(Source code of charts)

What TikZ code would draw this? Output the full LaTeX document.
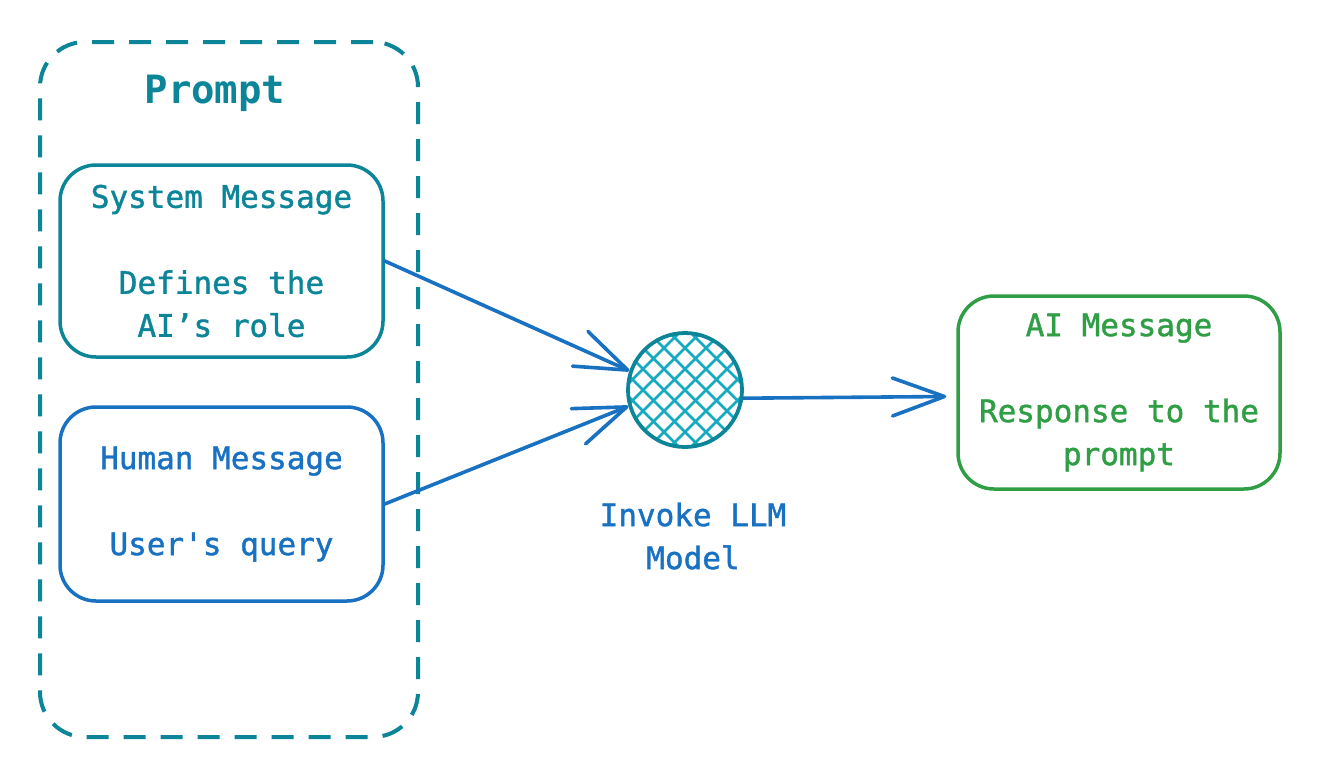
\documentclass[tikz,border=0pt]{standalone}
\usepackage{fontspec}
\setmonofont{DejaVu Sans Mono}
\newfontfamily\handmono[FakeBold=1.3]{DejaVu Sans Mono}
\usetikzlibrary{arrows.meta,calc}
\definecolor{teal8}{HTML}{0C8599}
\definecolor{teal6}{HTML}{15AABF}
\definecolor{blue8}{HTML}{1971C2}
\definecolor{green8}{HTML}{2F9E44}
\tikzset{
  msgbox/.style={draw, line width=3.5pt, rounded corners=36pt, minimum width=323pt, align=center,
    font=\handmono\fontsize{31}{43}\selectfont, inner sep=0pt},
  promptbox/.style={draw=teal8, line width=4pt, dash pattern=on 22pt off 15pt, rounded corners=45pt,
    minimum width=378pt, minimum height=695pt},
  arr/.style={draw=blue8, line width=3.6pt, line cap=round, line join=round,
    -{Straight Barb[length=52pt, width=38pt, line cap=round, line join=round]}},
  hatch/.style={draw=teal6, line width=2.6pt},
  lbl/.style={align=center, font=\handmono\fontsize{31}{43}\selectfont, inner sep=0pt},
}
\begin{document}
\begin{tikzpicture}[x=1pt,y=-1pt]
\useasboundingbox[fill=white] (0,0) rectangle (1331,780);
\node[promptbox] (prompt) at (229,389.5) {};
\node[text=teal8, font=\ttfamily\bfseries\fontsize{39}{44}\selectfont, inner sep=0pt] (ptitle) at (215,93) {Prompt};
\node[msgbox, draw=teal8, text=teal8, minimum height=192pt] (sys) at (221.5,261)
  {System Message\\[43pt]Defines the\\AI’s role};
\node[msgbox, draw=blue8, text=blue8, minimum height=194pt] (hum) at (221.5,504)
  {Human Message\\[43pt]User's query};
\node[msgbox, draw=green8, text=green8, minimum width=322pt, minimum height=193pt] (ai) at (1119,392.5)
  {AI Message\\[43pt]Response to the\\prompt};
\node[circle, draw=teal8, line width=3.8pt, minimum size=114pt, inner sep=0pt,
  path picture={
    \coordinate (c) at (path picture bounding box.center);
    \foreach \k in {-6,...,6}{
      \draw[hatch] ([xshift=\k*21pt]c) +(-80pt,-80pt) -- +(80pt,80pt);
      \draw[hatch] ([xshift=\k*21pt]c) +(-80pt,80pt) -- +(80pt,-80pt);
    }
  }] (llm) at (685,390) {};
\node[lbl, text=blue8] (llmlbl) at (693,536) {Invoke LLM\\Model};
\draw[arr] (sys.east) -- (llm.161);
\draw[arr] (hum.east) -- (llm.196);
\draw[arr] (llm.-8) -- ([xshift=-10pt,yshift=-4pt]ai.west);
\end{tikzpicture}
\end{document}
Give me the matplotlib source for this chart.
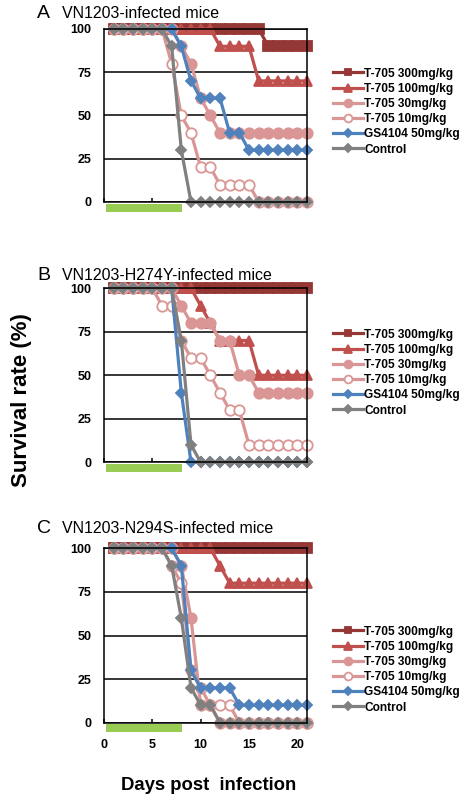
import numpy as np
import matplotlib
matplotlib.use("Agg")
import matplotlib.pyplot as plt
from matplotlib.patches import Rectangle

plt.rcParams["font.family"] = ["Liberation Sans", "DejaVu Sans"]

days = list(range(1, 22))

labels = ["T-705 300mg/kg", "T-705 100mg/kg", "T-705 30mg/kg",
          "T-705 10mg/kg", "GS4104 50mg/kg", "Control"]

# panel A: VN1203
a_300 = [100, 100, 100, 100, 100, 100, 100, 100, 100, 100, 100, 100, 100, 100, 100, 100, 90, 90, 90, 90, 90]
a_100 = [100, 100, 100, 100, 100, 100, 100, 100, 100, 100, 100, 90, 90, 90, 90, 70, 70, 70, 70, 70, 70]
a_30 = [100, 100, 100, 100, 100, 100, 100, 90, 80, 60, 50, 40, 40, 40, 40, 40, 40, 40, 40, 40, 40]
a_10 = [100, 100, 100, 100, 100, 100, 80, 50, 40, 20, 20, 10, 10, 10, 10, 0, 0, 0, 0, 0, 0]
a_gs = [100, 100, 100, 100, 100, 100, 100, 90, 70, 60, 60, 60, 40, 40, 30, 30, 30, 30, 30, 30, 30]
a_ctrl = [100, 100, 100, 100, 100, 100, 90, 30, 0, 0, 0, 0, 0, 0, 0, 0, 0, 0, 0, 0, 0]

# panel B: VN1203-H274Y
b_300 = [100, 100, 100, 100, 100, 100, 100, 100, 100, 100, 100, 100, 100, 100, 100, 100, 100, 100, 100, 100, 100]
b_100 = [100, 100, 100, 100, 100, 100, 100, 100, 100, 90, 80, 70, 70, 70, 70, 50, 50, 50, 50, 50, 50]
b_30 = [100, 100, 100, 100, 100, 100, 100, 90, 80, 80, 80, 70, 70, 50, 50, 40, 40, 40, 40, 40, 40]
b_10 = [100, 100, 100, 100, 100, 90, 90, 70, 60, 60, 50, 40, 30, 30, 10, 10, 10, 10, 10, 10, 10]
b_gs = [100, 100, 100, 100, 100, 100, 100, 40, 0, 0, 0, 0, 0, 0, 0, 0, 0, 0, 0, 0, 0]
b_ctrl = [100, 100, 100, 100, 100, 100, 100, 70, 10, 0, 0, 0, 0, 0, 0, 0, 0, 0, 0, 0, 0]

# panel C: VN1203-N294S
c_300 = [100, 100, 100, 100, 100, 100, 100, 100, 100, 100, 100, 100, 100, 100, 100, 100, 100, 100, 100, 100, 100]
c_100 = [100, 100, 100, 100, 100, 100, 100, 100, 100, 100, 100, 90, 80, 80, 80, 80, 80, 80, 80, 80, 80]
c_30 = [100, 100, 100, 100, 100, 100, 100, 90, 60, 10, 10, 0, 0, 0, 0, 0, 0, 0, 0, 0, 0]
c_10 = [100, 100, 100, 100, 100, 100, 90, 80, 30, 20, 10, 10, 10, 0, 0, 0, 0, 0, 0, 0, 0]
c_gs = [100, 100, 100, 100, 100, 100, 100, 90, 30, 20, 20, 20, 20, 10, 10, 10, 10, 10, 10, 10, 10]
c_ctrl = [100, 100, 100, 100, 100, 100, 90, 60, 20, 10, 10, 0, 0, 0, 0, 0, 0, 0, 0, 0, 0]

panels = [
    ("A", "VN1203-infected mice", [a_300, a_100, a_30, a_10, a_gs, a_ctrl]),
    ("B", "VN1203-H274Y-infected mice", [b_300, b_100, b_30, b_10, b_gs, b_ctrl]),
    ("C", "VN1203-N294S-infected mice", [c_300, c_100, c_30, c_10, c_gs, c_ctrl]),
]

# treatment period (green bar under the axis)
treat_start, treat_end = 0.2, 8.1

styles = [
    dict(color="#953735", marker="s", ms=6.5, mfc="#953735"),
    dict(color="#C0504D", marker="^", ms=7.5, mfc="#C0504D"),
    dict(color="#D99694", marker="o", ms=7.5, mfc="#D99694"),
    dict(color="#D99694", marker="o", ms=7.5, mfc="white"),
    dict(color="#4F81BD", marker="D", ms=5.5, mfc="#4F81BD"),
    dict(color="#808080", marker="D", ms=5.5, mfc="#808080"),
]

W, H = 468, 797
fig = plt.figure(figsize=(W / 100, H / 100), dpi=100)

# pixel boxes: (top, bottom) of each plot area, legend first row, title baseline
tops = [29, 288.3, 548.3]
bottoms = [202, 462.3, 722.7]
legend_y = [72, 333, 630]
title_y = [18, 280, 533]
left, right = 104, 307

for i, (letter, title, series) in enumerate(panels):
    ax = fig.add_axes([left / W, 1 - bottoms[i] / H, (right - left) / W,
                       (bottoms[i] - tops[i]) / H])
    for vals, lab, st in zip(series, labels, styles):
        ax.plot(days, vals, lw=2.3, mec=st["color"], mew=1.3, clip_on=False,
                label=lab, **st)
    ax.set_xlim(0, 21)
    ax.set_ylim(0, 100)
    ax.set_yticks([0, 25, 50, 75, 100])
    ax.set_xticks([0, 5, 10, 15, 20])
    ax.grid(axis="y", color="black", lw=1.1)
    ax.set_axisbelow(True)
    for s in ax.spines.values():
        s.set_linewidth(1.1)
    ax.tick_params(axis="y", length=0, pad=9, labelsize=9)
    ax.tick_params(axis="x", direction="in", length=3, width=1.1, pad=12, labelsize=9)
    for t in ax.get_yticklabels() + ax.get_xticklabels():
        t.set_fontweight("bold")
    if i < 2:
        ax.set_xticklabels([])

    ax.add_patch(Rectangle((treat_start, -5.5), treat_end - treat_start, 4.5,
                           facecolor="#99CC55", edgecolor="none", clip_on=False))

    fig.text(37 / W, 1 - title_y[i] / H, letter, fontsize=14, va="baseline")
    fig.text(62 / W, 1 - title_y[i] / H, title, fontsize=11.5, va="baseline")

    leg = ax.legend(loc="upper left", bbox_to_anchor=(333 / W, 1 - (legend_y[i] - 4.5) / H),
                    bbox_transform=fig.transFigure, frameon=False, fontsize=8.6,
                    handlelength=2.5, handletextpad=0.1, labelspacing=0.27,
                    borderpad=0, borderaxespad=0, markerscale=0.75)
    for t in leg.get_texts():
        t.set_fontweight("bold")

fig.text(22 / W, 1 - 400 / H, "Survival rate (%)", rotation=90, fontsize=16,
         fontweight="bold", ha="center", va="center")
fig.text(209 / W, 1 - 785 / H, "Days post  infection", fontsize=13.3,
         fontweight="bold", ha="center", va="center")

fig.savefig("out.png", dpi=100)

### REQUIREMENT
Find the lines containing "matplotlib" and list every one of them.

### TASK RESULT
Give me the matplotlib source for this chart.
import matplotlib
matplotlib.use("Agg")
import matplotlib.pyplot as plt
from matplotlib.patches import Rectangle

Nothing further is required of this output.